Observability & Data

BIGQUERY DATA PIPELINES

39 Dataform definitions power the observability layer — all views, no materializations. Queries always read fresh data from nightly mirrors of Stripe snapshots. There is no stale cache to invalidate.

Metadata extraction follows a three-layer pattern: raw Stripe tables → _metadata_json (extracted JSON string) → _metadata (typed fields). Key sources are Stripe raw tables (invoices, subscriptions, items, prices) and the OPE store. Element classification tags each line item as one of: expected_in_stripe, bad_debt_item, deleted_from_ope, contract, delayed_upgrade, or missing_price. These classifications feed the drift detection and reconciliation views downstream.

DRIFT DETECTION

Two separate drift systems operate independently — different data sources, different candidate selection, different remediation paths. Stripe drift compares OPE subscriptions against Stripe subscriptions. WWW drift compares zone plan levels in the www database against subs-api records. Both are batch-only: daily BigQuery snapshots. Drift that occurs between snapshots is invisible until the next day. New drift is identified by comparing today's snapshot against yesterday's — accounts with persistent drift are excluded from automatic remediation by design.

DRIFT REMEDIATION

applystripe is the primary engine: a gather-plan-apply pipeline that reads account state from 7+ sources into a unified view, computes what the correct state should be, and applies the minimal diff. driftcontrol runs the daily cron with safety valves. auto_resync_www handles WWW drift. Enterprise account types (JDC, SFCC, IBM) are excluded — their state is set via contract paths and automatic remediation would break intended state.

Restriction	Effect
UnsupportedAccountType	Blocks entire plan — cloudflare_ent, msp, partners_pay_go, sfcc excluded
MergedAccount	Multiple accountIDs map to one Stripe customer — ambiguous, skipped
InvalidPaymentMethod	No payment method but changes cost money — cannot apply
InvoiceDateTooNear	Next invoice within N days — customer comms concern (BILLSUB-16)
NoStripeCustomer	No Stripe customer record found for account
BadDebtDriftRemediation gate off	Per-account feature gate controls bad debt flag remediation
InvoiceMetadataRemediation gate off	Per-account gate controls invoice metadata correction

WEEKLY TICKET DIGEST

An automated pipeline classifies BILL and CUSTESC Jira tickets weekly using the V6 taxonomy — 13 atoms organized into 6 molecules. The digest covers 27 weeks of data (~1,586 tickets) with a 96.3% classification rate. This is the primary signal connecting engineering decisions to customer pain.
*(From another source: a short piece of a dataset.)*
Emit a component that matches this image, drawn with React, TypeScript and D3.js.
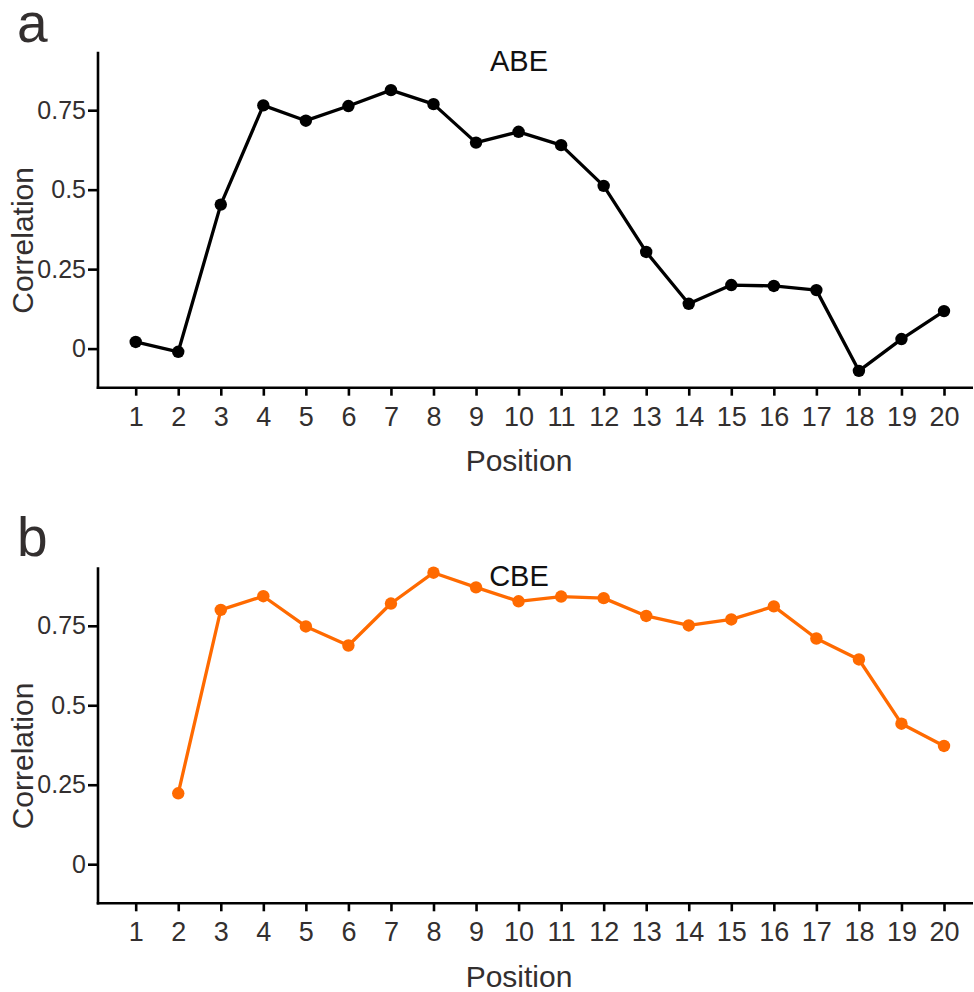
import React, { useEffect, useRef } from 'react';
import * as d3 from 'd3';

// positions 1..20 on the x axis
const positions: number[] = d3.range(1, 21);

// correlation values (null = no point)
const abeValues: (number | null)[] = [
  0.021, -0.01, 0.453, 0.765, 0.717, 0.763, 0.813, 0.769, 0.648, 0.682,
  0.64, 0.512, 0.304, 0.141, 0.2, 0.197, 0.184, -0.07, 0.03, 0.118,
];
const cbeValues: (number | null)[] = [
  null, 0.223, 0.8, 0.843, 0.748, 0.688, 0.82, 0.917, 0.871, 0.827,
  0.842, 0.837, 0.781, 0.751, 0.77, 0.811, 0.71, 0.644, 0.442, 0.372,
];
const yTicks: number[] = [0, 0.25, 0.5, 0.75];
const yTickLabels: string[] = ['0', '0.25', '0.5', '0.75'];

const panels = [
  { letter: 'a', title: 'ABE', values: abeValues, color: '#000000', top: 0 },
  { letter: 'b', title: 'CBE', values: cbeValues, color: '#ff6a00', top: 515.6 },
];

const FONT = 'Liberation Sans, Arial, sans-serif';
const TEXT = '#332f2f';

const App = () => {
  const svgRef = useRef<SVGSVGElement>(null);

  useEffect(() => {
    const svg = d3.select(svgRef.current);
    svg.selectAll('*').remove();

    const x = d3.scaleLinear().domain([1, 20]).range([135.7, 944]);
    const axisLeftX = 98;
    const axisRightX = 973;

    panels.forEach((p) => {
      const y = d3.scaleLinear().domain([-0.123, 0.934]).range([387.7, 51.7]);
      const g = svg.append('g').attr('transform', `translate(0,${p.top})`);

      // panel letter
      g.append('text')
        .attr('x', 17)
        .attr('y', p.letter === 'a' ? 42 : 40.5)
        .style('font-family', FONT)
        .style('font-size', '55px')
        .style('fill', TEXT)
        .text(p.letter);

      // title
      g.append('text')
        .attr('x', 519)
        .attr('y', 70.5)
        .attr('text-anchor', 'middle')
        .style('font-family', FONT)
        .style('font-size', '29px')
        .style('fill', '#111')
        .text(p.title);

      // y axis
      const yAxis = g.append('g')
        .attr('transform', `translate(${axisLeftX},0)`)
        .call(
          d3.axisLeft(y)
            .tickValues(yTicks)
            .tickFormat((d, i) => yTickLabels[i])
            .tickSize(10)
            .tickPadding(2)
            .tickSizeOuter(0)
        );
      yAxis.select('.domain').remove();
      yAxis.append('line')
        .attr('x1', 0).attr('x2', 0)
        .attr('y1', y.range()[1]).attr('y2', y.range()[0] + 1.3)
        .attr('stroke', '#000').attr('stroke-width', 2.6);
      yAxis.selectAll('.tick line').attr('stroke', '#000').attr('stroke-width', 2.6);
      yAxis.selectAll('.tick text')
        .style('font-family', FONT)
        .style('font-size', '25px')
        .style('fill', TEXT);

      // x axis
      const xAxis = g.append('g')
        .attr('transform', `translate(0,${y.range()[0]})`)
        .call(
          d3.axisBottom(x)
            .tickValues(positions)
            .tickFormat(d3.format('d'))
            .tickSize(8)
            .tickPadding(11)
            .tickSizeOuter(0)
        );
      xAxis.select('.domain').remove();
      xAxis.append('line')
        .attr('x1', axisLeftX - 1.3).attr('x2', axisRightX)
        .attr('y1', 0).attr('y2', 0)
        .attr('stroke', '#000').attr('stroke-width', 2.6);
      xAxis.selectAll('.tick line').attr('stroke', '#000').attr('stroke-width', 2.6);
      xAxis.selectAll('.tick text')
        .style('font-family', FONT)
        .style('font-size', '27px')
        .style('fill', TEXT);

      // axis titles
      g.append('text')
        .attr('x', 519)
        .attr('y', 471)
        .attr('text-anchor', 'middle')
        .style('font-family', FONT)
        .style('font-size', '30px')
        .style('fill', TEXT)
        .text('Position');

      g.append('text')
        .attr('transform', `translate(33,${(y(0) + y(0.75)) / 2 + 11}) rotate(-90)`)
        .attr('text-anchor', 'middle')
        .style('font-family', FONT)
        .style('font-size', '30px')
        .style('fill', TEXT)
        .text('Correlation');

      // line and points
      const pts = positions
        .map((pos, i) => ({ pos, v: p.values[i] }))
        .filter((d) => d.v !== null) as { pos: number; v: number }[];

      const line = d3.line<{ pos: number; v: number }>()
        .x((d) => x(d.pos))
        .y((d) => y(d.v));

      g.append('path')
        .datum(pts)
        .attr('d', line)
        .attr('fill', 'none')
        .attr('stroke', p.color)
        .attr('stroke-width', 3.3)
        .attr('stroke-linejoin', 'round');

      g.selectAll('.dot')
        .data(pts)
        .enter()
        .append('circle')
        .attr('class', 'dot')
        .attr('cx', (d) => x(d.pos))
        .attr('cy', (d) => y(d.v))
        .attr('r', 6.2)
        .attr('fill', p.color);
    });
  }, []);

  return (
    <svg
      ref={svgRef}
      width={974}
      height={992}
      style={{ position: 'absolute', left: 0, top: 0, background: '#fff' }}
    ></svg>
  );
};

export default App;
Molecule	Atoms	~Weekly Volume
Subscription State	annual-monthly-confusion, cancellation-failure, stuck-processing, ghost-subscription	~15 tickets
Payment Loop	checkout-blocked, bad-debt-state	~16 tickets
Invoice Quality	void-waive, invoice-confusion	~9 tickets
Reconciliation	entitlement-drift, ordering-duplicate	~6 tickets
Customer Impact	refund-dispute	~4 tickets
Operational	operational	~5 tickets

INVESTIGATING AN ACCOUNT

The dunning brain's gather phase reads all six stores — subs_dunning, subs_account, subs_customer, billing_prod, cf_prod, and Stripe metadata — making it the most complete single view of account state available. For live investigation, triggering a gather on the account surfaces the full state diff.

NinjaPanel provides the support-facing view for customer accounts. BigQuery drift tables (cloudflare_account_inconsistencies_summary, cloudflare_inconsistent_bad_debt_accounts) surface accounts with cross-store disagreements. Stripe dashboard provides the authoritative payment history. Every healing attempt is logged to cfbill_migrations_audit with params, result, and failed boolean — check this table first when investigating why remediation didn't fire.